Common Variations and What They Might Reflect
How the missed flight plays out in your dream can shift its emotional texture considerably. Oversleeping and missing the flight often connects to feelings of self-sabotage or overwhelm — a sense that your own habits are holding you back. Getting stuck in security or losing your passport tends to reflect obstacles that feel external yet oddly personal, like bureaucratic walls that seem designed just for you. Watching the plane take off from the tarmac, helplessly, can point to a feeling of being excluded from a chapter of life that others seem to be living freely.
Pressure, Perfectionism, and the Clock
Psychologically, this dream often visits people who carry a heavy relationship with deadlines and self-expectation. The airport — with its rigid schedules and zero tolerance for lateness — becomes a vivid stage for perfectionist anxiety. If you frequently push yourself to perform, achieve, or meet others' expectations, your dreaming mind may use the missed flight as a way to process the exhaustion of always racing against an invisible clock. The dream isn't a verdict; it's more like your psyche holding up a mirror to how relentlessly you've been measuring yourself against time.
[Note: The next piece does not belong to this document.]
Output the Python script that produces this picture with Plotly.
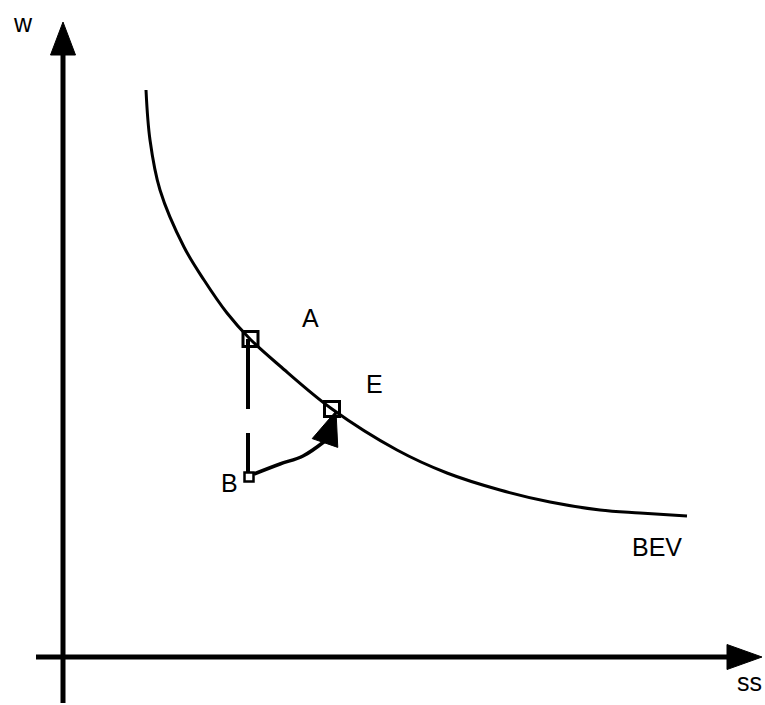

Readiness and the Fear of Falling Behind
There's also a quieter, more vulnerable layer to this dream: the fear of not being ready. Missing a flight can reflect a feeling that everyone else has figured out the next step while you're still searching for your boarding pass. This is especially common during life transitions — a career shift, a relationship change, a move — when the gap between where you are and where you think you should be feels widest. Rather than a warning, the dream can be an invitation to examine whether the timeline you're holding yourself to is truly yours, or one borrowed from outside expectations.